**Why [was] this Web Page Black?**
This page is a protest against new laws which weaken the right of free speech for residents of the United States.
The recently passed Telecommunications Act of 1996 makes a wide variety of speech illegal on the Internet. It doesn't matter if this speech takes place in public forums, wide broadcast media, or private conversation - any and all of these formats can can lead to hundreds of thousand of dollars in fines, as well as jail time. Worse yet, the law only vaguely defines many of the offenses, leaving it up to local jurisdictions to interpret the law.
What is illegal?
To start with, it's illegal to discuss how or where one can get an abortion. Further, anything which can be defined as "indecent" or "patently offensive" by community standards is illegal. Finally, words of the sort which are no longer allowed on broadcast television are no longer allowed on the Internet - even if they are used in a private conversation between consenting adults.
Can I be prosecuted?
The amount of material on the Internet and the vagueness of the new law make it hard to tell who can be prosecuted, but a better question to ask is who will be prosecuted. Is it illegal to post nude pictures? How about to send email with curse words to a friend? Sections of the bible discuss how to get an abortion, and books that you can get in any bookstore may or may not be deemed obscene depending on what jurisdiction they are viewed from.
Perhaps the worst part of this law is that it does not establish any harder guidelines than "indecency" and "community standards." This leaves the door wide open for someone in another part of the country to extradite and prosecute you for material that is perfectly legal in your own neighborhood. This makes it even harder to know ahead of time whether you will be violating the law or not.
Why was the law passed?
Supporters of the law claim that it is necessary to protect children from child pornographers. However, this law does nothing more to protect children than existing laws already did, but restricts the free speech rights of consenting adults much more than ever before.
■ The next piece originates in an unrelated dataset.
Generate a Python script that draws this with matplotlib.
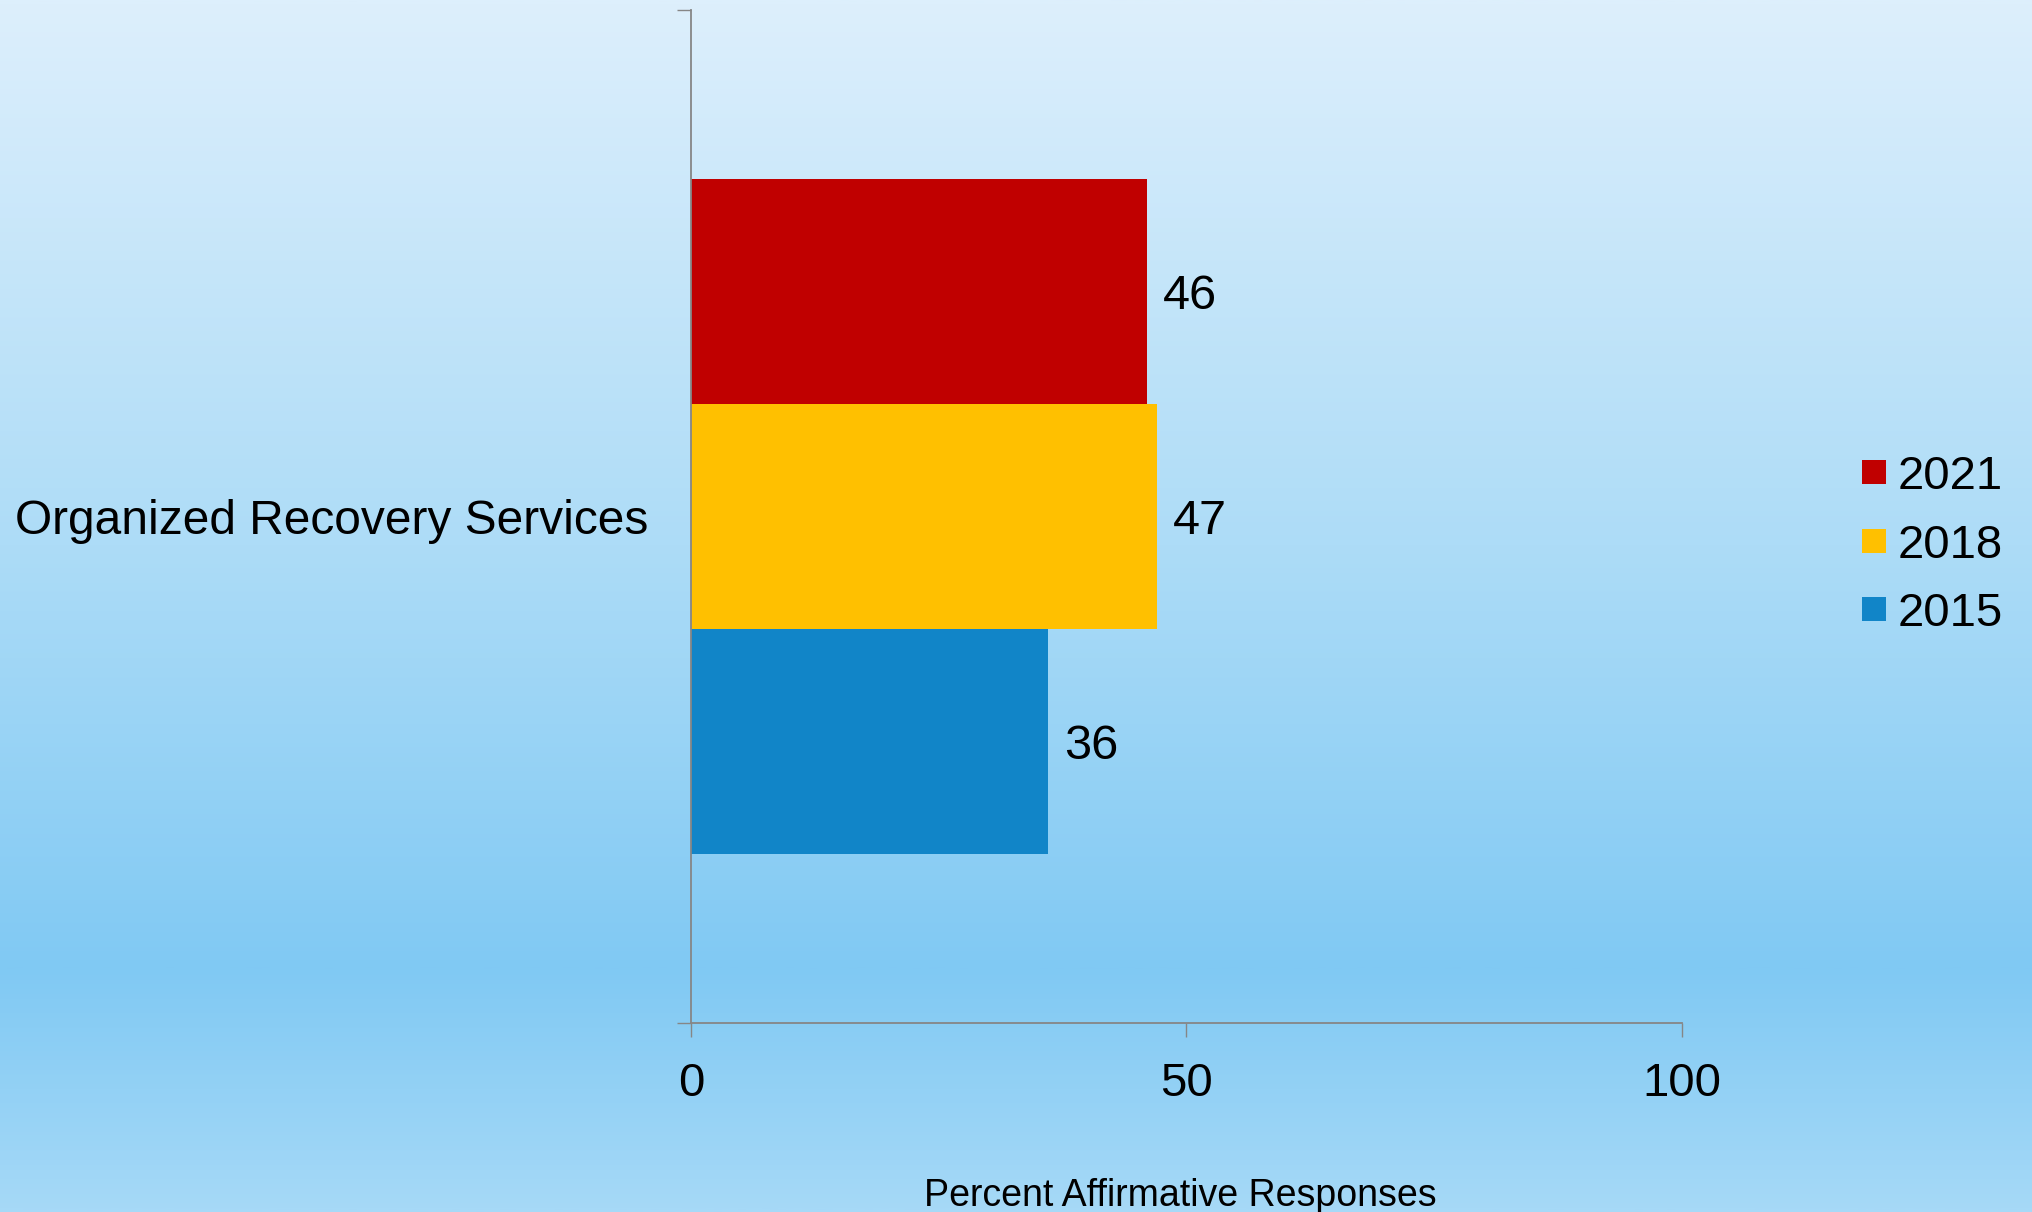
import numpy as np
import matplotlib
matplotlib.use("Agg")
import matplotlib.pyplot as plt
from matplotlib.colors import LinearSegmentedColormap

plt.rcParams['font.family'] = ['Liberation Sans', 'DejaVu Sans']

# data
categories = ["Organized Recovery Services"]
years = ["2021", "2018", "2015"]
values = [46, 47, 36]
colors = ["#C00000", "#FFC000", "#1185C8"]
xticks = [0, 50, 100]
xlabel = "Percent Affirmative Responses"

fig = plt.figure(figsize=(20.33, 12.12), dpi=100)

# background gradient (top -> bottom)
bg = fig.add_axes([0, 0, 1, 1], zorder=-10)
cmap = LinearSegmentedColormap.from_list(
    "bg", [(0.0, "#ddeffc"), (0.45, "#addcf7"), (0.8, "#80c9f3"), (1.0, "#a6d9f7")])
grad = np.linspace(0, 1, 512).reshape(-1, 1)
bg.imshow(grad, aspect="auto", cmap=cmap, extent=[0, 1, 1, 0])
bg.set_axis_off()

ax = fig.add_axes([0.3399, 0.1559, 0.8273 - 0.3399, 0.99175 - 0.1559])
ax.set_facecolor("none")

h = 0.222
offsets = [h, 0, -h]
bars = []
for year, val, col, off in zip(years, values, colors, offsets):
    b = ax.barh([off], [val], height=h, color=col, label=year)
    for t in ax.bar_label(b, padding=11.5, fontsize=35):
        t.set_va("center_baseline")
    bars.append(b)

ax.set_xlim(0, 100)
ax.set_ylim(-0.5, 0.5)
ax.set_xticks(xticks)
ax.set_yticks([-0.5, 0.5], ["", ""])
ax.set_yticks([0], categories, minor=True)

for side in ("top", "right"):
    ax.spines[side].set_visible(False)
for side in ("left", "bottom"):
    ax.spines[side].set_color("#868686")
    ax.spines[side].set_linewidth(1.3)

ax.tick_params(axis="both", which="major", direction="out", length=10,
               width=1.0, color="#868686", labelsize=34, pad=18)
ax.tick_params(axis="y", which="minor", length=0, pad=31, labelsize=34.5)
ax.set_xlabel(xlabel, fontsize=27, labelpad=52, x=0.4935)

fig.legend(handles=bars, labels=years, loc="center left",
           bbox_to_anchor=(0.9159, 0.5498), frameon=False, fontsize=34,
           handlelength=0.5, handleheight=0.4, handletextpad=0.25,
           labelspacing=0.52, borderpad=0, borderaxespad=0)

fig.savefig("out.png", dpi=100)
The fact that this law applies to online communications is especially relevant - the law's supporters have pitched the law as applying to broadcast style media (such as a web site, or similarly, a TV station), while the law has its most severe effect on personal communication. If the Internet is the future of public and private communication, then this law has a lot more relevance to society than what it supposedly does to prevent child pornography.
Consider the clause regarding information about abortion - the Internet is a safe, anonymous and easy way to get information. However, it is no longer legal to discuss where or how one can get an abortion, and many groups that provide family planning services and medical information are now being censored.
Is this law legal?
The bill passed both houses of congress and was signed into law by President Bill Clinton - it is legal and binding. Several civil rights groups have sued to overturn the law, but this does not mean that their suits will succeed. While the first ammendment says that congress shall make no law abridging the right to free speech, this does not mean that the courts will side one way or the other on the issue.
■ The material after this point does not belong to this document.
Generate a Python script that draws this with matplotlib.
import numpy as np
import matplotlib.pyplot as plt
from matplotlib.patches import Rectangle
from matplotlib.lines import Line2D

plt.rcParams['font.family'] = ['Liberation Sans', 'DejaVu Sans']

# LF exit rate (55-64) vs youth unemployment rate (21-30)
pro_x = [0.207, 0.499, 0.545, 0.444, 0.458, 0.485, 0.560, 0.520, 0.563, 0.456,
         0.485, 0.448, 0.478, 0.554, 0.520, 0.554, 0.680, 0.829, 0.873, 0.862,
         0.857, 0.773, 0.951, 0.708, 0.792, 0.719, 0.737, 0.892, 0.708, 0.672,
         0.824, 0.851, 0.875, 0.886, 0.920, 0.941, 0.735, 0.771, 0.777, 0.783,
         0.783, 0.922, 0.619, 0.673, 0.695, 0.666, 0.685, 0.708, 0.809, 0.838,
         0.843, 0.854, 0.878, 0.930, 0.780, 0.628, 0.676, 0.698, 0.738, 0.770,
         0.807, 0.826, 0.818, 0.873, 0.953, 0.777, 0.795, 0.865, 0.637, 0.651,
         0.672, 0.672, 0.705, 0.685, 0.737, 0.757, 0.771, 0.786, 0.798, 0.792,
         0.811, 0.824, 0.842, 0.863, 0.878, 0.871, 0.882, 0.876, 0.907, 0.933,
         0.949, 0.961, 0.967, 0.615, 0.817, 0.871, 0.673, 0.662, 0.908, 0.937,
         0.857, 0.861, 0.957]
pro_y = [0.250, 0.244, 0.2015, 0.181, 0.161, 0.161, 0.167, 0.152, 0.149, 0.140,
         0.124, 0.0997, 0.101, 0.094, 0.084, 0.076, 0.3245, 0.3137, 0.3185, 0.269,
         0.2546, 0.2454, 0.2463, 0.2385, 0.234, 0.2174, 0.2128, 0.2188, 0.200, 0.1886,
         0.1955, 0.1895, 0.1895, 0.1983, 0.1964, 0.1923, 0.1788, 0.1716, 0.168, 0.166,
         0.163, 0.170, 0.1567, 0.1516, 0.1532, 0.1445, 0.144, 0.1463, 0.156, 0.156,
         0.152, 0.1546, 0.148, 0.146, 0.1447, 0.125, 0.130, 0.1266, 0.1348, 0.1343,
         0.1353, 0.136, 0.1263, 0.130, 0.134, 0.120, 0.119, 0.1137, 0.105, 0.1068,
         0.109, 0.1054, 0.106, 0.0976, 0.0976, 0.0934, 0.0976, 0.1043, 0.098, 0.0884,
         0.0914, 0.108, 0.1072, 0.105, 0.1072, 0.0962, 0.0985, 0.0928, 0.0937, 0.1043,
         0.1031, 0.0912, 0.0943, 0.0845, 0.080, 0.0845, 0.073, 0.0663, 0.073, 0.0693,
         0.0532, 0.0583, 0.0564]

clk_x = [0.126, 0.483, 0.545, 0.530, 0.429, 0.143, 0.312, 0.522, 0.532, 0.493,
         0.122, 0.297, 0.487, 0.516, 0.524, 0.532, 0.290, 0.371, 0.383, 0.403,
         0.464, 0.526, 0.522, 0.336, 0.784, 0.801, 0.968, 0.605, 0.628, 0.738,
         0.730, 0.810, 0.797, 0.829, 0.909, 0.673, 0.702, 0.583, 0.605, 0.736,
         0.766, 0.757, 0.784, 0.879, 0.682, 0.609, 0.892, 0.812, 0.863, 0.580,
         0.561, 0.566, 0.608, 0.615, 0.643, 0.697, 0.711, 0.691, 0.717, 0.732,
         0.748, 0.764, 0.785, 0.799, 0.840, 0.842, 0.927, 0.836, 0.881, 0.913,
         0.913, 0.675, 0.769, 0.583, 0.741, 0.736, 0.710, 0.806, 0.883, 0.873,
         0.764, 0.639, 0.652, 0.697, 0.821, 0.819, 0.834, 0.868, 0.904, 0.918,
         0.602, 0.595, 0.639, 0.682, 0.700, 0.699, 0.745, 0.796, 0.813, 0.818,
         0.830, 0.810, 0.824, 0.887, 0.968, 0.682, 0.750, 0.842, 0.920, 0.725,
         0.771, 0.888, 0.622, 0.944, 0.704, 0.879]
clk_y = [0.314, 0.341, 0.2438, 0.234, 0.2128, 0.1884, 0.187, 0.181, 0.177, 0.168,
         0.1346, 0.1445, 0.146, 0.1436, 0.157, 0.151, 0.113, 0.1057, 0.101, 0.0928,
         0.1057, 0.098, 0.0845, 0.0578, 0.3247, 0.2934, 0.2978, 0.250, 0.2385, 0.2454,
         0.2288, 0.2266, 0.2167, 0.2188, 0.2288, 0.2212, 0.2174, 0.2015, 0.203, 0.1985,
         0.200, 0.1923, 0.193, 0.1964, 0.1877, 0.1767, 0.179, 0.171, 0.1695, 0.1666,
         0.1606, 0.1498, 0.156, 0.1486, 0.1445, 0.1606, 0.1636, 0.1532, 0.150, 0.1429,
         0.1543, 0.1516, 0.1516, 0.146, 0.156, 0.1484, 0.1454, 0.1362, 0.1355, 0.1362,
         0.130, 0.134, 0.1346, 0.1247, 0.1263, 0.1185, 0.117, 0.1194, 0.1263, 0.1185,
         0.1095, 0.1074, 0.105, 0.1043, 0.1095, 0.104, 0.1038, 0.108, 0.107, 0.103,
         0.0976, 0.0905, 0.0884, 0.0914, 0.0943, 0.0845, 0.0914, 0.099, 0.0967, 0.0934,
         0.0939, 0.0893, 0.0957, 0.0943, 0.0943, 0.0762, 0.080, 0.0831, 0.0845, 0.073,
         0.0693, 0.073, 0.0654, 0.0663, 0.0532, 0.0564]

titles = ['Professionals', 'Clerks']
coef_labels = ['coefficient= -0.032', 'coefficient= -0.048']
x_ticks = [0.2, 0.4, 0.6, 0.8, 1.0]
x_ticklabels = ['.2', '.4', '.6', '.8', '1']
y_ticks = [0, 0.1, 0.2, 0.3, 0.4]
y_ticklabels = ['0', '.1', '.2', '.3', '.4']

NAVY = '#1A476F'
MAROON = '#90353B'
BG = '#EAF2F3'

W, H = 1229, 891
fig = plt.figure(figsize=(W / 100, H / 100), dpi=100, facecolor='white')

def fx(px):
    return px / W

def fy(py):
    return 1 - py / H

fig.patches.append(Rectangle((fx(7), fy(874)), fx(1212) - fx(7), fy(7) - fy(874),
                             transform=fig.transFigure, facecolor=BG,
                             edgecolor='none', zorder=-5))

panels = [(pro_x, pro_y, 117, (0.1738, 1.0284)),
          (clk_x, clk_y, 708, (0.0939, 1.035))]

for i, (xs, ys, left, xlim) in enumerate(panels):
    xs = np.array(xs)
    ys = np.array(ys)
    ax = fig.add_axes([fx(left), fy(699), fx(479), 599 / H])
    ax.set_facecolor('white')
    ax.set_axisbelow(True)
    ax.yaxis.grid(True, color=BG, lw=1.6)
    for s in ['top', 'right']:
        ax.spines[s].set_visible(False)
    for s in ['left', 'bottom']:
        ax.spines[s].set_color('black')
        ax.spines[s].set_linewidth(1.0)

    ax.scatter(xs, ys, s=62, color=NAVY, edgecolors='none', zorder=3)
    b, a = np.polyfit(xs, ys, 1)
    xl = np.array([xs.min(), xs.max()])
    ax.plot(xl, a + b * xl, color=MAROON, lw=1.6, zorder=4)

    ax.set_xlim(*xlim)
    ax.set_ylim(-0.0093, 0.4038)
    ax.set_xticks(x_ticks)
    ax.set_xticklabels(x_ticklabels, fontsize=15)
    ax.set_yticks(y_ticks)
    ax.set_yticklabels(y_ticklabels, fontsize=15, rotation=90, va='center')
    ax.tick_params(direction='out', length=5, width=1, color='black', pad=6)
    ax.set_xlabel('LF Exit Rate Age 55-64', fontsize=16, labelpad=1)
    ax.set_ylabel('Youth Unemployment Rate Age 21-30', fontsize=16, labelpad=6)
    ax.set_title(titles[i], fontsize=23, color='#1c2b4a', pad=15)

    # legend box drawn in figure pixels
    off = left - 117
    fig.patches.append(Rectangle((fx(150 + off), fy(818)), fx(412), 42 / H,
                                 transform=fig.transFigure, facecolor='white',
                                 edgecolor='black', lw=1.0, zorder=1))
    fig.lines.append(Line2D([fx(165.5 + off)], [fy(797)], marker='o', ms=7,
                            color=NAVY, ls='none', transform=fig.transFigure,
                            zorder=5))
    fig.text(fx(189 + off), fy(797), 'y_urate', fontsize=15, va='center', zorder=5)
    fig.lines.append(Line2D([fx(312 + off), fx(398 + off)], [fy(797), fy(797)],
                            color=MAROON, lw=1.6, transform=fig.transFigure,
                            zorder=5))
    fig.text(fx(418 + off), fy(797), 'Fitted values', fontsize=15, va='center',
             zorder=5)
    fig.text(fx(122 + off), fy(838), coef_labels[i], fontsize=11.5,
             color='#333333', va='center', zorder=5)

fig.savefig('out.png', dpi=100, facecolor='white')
The Department of Justice has stated that they will not prosecute until there is a court decision on the legality of the law, but that does not mean that smaller jurisdictions cannot prosecute, nor does it mean that the Department of Justice will not prosecute in the future. It is an election year right now, it is not clear what the executive branch will want to prosecute next year.
It can happen here.
This law changes the rules of society for everyone who uses the Internet or online services and sets a bad precedent for politicians to control what you can and cannot say. Ignoring the problem won't go away, and letting this law stay on the books will only lead to more censorship of politically unpopular speech. The only way to prevent this sort of law in the future is to send a clear mandate to our politicians to never pass this kind of law again.
It's easy to think that oppression and censorship will not happen in the US - after all, it hasn't happened before, and the people passing this law aren't tyrants, just misguided - but just because it hasn't happened yet doesn't mean it won't. Most oppressive regimes are controlled by people who believe they are doing the best for society, and all oppressive regimes control the speech of their citizens.
What can I do? Write letters to your senators and representatives urging them to vote for new bills which will overturn the censorship measures of the Telecommunications Act. Talk to your friends and neighbors about the act, and how it censors everyone without doing anything more to protect children. Practice civil disobedience. Print out this document and pass it around. Become politically involved in your local government elections, and make it clear to candidates that you consider free speech to be a very important issue.